NOAA Fisheries and the Bureau of Ocean Energy Management share the final Federal Survey Mitigation Strategy for Northeast and Mid-Atlantic with plans to adapt the strategy for other regions.

Offshore sea wind turbines The Biden-Harris administration is committed to deploying 30 gigawatts of offshore wind by 2030. Credit: Wikimedia Commons

NOAA Fisheries and the Bureau of Ocean Energy Management (BOEM) continue collaboration in pursuit of responsible and rapid deployment of offshore wind in the United States through the final Federal Survey Mitigation Strategy to address anticipated impacts of offshore wind energy development on NOAA Fisheries’ scientific surveys. The joint strategy underscores NOAA Fisheries and BOEM’s shared commitment to advance offshore wind energy production responsibly while protecting marine biodiversity and promoting ocean co-use. 

Offshore wind energy development has the potential to play an important role in U.S. efforts to combat the climate crisis and build a clean energy economy, and NOAA supports the Administration’s goals of rapidly and responsibly advancing offshore wind energy in U.S. waters to mitigate climate change and bolster the blue economy. The Biden-Harris Administration set a goal of significantly increasing the nation’s offshore wind energy capacity to 30 gigawatts by 2030 and another goal of deploying 15 gigawatts of floating offshore wind energy by 2035. Many states have also set ambitious renewable energy goals. 

NOAA Fisheries’ surveys are essential for collecting the data necessary to inform the sustainable management of our nation’s fisheries, recovery of protected resources, conservation of habitats and ecosystems, and understanding the impacts of climate change. Offshore wind development can adversely affect NOAA Fisheries’ surveys by precluding access to sampling areas, impacting statistical design, altering habitats, and interfering with survey operations. The joint strategy aims to avoid such impacts.

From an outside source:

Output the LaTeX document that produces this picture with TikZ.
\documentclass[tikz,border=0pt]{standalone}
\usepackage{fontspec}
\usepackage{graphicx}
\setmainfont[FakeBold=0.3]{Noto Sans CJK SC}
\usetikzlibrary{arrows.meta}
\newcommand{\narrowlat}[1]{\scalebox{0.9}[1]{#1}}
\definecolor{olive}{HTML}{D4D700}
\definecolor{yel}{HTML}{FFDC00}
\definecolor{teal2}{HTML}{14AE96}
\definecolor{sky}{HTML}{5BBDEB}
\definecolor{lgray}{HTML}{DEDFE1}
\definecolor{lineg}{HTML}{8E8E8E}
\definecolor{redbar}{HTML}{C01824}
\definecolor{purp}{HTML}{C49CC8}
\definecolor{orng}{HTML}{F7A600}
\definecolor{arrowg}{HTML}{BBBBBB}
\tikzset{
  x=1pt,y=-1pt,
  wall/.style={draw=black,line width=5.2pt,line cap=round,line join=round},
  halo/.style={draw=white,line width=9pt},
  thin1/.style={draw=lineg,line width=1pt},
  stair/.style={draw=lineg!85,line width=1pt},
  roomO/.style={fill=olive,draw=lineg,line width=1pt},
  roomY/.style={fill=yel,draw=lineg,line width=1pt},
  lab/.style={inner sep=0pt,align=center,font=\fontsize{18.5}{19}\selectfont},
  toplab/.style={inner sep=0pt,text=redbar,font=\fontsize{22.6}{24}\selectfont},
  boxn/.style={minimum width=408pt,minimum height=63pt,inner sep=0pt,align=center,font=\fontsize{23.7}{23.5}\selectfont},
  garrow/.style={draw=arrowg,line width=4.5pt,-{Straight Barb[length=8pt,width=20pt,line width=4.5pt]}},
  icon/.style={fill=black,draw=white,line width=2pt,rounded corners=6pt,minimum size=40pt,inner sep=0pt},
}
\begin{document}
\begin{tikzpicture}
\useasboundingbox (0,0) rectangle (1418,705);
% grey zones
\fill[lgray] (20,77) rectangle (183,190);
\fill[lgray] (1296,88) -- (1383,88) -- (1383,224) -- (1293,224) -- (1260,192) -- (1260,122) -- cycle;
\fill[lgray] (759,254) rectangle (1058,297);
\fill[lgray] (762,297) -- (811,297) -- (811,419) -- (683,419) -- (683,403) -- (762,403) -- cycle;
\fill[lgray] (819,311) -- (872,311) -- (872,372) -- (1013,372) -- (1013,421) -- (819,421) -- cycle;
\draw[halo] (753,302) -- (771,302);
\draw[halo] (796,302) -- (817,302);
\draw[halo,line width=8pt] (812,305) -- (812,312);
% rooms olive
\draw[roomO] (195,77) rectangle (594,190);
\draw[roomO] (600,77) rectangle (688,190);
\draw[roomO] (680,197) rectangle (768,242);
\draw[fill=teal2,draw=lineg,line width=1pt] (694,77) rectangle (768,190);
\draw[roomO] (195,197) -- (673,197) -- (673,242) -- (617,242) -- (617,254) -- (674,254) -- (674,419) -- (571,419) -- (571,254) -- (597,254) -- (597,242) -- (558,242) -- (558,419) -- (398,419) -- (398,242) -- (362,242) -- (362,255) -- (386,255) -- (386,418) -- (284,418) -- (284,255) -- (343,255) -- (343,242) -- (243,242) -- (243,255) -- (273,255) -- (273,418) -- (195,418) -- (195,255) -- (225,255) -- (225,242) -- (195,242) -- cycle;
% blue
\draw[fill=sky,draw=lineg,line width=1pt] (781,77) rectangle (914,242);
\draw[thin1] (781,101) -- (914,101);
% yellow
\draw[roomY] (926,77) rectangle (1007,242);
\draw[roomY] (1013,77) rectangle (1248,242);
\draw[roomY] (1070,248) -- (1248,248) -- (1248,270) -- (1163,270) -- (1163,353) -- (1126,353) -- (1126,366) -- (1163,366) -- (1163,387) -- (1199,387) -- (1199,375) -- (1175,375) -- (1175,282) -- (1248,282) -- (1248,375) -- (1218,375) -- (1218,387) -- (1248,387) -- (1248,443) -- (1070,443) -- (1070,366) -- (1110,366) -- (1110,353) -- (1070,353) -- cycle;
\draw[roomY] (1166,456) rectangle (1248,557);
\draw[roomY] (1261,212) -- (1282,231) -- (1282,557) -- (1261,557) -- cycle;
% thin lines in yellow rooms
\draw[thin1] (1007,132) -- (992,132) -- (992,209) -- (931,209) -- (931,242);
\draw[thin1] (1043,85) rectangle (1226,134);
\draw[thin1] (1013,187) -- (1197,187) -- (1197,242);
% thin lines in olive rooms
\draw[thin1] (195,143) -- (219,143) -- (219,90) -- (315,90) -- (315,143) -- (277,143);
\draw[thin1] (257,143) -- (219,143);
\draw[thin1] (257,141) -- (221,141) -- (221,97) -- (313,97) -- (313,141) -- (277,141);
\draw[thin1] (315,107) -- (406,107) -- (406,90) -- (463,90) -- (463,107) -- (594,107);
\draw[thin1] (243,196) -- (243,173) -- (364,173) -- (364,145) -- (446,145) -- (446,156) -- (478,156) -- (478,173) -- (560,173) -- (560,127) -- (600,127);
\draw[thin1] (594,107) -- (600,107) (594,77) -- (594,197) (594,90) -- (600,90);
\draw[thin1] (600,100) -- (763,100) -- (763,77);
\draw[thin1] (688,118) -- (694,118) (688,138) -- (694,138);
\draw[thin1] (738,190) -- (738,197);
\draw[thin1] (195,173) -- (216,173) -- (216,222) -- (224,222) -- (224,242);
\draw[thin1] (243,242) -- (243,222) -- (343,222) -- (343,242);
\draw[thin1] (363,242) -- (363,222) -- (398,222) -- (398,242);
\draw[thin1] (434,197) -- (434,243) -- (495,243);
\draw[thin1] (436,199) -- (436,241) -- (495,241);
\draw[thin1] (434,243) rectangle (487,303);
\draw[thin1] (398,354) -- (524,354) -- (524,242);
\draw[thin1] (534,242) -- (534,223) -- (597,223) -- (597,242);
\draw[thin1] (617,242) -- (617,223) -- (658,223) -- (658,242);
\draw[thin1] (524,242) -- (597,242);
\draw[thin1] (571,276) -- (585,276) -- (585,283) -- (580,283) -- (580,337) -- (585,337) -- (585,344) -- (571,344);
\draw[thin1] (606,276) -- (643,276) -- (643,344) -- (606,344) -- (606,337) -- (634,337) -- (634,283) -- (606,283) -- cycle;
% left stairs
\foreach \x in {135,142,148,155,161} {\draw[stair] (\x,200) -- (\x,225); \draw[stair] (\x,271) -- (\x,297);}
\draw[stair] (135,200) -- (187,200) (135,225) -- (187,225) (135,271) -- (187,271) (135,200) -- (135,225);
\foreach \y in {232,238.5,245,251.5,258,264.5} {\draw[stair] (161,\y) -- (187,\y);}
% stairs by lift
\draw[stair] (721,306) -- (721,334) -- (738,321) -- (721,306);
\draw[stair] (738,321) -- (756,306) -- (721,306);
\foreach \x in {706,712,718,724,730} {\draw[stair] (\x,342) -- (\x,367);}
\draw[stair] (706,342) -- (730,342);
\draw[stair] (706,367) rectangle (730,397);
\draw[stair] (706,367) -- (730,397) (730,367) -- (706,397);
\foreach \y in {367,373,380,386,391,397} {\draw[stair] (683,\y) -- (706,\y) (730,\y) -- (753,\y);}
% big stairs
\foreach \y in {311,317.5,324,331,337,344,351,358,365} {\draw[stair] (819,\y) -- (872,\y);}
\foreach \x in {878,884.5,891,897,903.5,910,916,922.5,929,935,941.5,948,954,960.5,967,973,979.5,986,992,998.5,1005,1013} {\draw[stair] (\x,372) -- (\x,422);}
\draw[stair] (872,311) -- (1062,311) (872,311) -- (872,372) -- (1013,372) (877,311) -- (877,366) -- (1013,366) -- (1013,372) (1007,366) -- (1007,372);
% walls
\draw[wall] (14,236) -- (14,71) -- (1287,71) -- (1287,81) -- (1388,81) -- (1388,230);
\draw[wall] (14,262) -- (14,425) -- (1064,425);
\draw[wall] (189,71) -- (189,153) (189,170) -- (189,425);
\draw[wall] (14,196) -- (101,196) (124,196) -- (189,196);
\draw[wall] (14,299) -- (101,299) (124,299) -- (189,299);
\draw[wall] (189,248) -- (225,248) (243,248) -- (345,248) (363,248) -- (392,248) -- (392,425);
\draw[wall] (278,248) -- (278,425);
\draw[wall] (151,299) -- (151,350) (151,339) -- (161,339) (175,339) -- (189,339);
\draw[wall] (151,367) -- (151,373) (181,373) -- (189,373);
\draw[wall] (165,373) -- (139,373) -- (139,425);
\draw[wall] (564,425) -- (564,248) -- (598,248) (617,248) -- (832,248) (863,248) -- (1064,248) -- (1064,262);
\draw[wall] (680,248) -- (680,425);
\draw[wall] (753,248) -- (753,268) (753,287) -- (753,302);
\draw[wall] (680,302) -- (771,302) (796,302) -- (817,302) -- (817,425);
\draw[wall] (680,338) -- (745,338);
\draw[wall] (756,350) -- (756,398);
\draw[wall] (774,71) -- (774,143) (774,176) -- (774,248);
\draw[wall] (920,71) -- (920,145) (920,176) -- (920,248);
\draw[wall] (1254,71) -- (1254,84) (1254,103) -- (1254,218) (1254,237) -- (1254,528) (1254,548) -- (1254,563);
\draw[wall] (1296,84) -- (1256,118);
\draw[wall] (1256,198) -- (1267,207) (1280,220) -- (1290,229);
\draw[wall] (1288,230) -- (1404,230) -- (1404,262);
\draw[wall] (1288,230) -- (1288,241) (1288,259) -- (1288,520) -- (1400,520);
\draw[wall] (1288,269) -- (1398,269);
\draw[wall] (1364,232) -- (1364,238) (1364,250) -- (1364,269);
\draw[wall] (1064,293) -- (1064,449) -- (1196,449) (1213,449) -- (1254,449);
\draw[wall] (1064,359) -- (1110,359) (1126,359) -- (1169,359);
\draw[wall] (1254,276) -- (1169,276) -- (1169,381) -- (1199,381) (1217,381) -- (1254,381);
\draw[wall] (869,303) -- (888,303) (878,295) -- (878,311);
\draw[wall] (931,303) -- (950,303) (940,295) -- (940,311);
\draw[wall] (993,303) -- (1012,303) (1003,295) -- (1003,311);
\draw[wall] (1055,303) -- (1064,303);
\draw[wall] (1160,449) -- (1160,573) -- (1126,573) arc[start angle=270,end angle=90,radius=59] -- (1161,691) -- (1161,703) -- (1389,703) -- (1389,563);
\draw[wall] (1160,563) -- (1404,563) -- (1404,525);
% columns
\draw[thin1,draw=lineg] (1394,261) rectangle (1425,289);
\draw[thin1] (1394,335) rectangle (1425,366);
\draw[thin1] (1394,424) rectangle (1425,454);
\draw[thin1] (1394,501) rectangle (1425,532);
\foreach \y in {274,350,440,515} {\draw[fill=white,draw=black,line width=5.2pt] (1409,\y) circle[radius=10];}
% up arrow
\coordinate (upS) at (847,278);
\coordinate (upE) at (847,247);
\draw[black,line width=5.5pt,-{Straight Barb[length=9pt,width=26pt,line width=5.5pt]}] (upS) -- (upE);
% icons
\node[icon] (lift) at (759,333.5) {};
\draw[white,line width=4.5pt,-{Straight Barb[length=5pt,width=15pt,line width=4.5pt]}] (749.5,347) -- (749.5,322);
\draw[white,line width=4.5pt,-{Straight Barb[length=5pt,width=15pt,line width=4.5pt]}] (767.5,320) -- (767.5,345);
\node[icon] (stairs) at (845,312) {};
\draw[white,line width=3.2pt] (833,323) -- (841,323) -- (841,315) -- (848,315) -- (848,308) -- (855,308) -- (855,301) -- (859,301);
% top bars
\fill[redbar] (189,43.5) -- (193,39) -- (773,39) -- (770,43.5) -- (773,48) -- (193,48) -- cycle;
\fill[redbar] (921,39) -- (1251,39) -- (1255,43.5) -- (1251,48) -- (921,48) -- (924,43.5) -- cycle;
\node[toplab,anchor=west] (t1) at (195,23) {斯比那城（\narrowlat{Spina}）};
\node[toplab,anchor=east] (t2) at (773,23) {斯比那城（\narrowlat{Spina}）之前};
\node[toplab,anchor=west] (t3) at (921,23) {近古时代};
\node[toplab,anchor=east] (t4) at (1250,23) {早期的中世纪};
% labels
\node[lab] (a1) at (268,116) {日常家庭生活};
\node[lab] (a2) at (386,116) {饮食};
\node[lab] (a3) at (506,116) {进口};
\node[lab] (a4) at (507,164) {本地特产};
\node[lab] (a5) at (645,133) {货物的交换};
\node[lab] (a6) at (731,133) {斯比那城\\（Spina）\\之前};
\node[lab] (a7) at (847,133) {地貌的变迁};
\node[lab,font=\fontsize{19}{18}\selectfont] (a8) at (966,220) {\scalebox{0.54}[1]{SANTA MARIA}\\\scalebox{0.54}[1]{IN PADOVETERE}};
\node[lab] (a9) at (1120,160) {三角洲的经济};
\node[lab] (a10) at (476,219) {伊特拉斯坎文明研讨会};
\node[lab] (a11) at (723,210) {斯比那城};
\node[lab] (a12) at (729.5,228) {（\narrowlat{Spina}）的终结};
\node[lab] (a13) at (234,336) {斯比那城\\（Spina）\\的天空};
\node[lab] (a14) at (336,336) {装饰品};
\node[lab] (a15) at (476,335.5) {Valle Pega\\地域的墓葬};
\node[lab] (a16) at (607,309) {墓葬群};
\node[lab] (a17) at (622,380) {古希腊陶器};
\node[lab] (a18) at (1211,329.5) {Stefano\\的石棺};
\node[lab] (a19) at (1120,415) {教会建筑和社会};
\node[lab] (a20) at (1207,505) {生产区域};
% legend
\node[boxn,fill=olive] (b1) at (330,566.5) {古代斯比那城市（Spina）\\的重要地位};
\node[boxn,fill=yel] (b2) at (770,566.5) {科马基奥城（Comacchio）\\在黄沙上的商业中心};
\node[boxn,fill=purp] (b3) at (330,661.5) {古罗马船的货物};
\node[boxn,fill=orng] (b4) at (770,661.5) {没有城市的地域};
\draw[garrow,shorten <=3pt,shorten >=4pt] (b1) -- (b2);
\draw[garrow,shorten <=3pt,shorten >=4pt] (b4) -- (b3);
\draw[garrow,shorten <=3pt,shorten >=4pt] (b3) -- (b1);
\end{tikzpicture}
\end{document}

The final strategy incorporates public comments and identifies the essential components of mitigating impacts of offshore wind energy development on the surveys, as well as actions to accomplish the goals and objectives of mitigation. Mitigation of impacts to fishery and protected species surveys involves developing and deploying new approaches to surveying in and around offshore wind energy developments. The data generated from these new approaches must be comparable data to the impacted surveys and calibrated to current approaches to minimize the impact on the integrity of NOAA’s long-time data series. 

Nationally, NOAA Fisheries assesses the status of approximately:

  • 450 fishery stocks
  • 200 marine mammal stocks
  • 165 threatened and endangered species (recognizing that some marine mammals are also endangered)

These assessments rely on more than 50 long-term, standardized surveys, many of which have been ongoing for more than 30 years.

While BOEM and NOAA have supported some efforts to address Northeast fisheries survey mitigation needs, full implementation of the Federal Survey Mitigation Strategy will require additional resources for mitigating the impacts of offshore wind energy development on federal fishery and protected resources surveys. The President’s Fiscal Year 2023 budget includes an initial funding request to begin implementation of the Federal Survey Mitigation Strategy. NOAA Fisheries will continue previously funded work with BOEM, as well as collaborate with other partners and ocean users, to implement the strategy. NOAA Fisheries will also work to adapt this strategy to survey mitigation in other regions.

BOEM is the lead federal agency responsible for offshore energy exploration and development in the United States. NOAA provides ocean, atmosphere, and climate information and serves as a consulting federal agency and a permitting agency under the Marine Mammal Protection Act regarding takes of marine mammals.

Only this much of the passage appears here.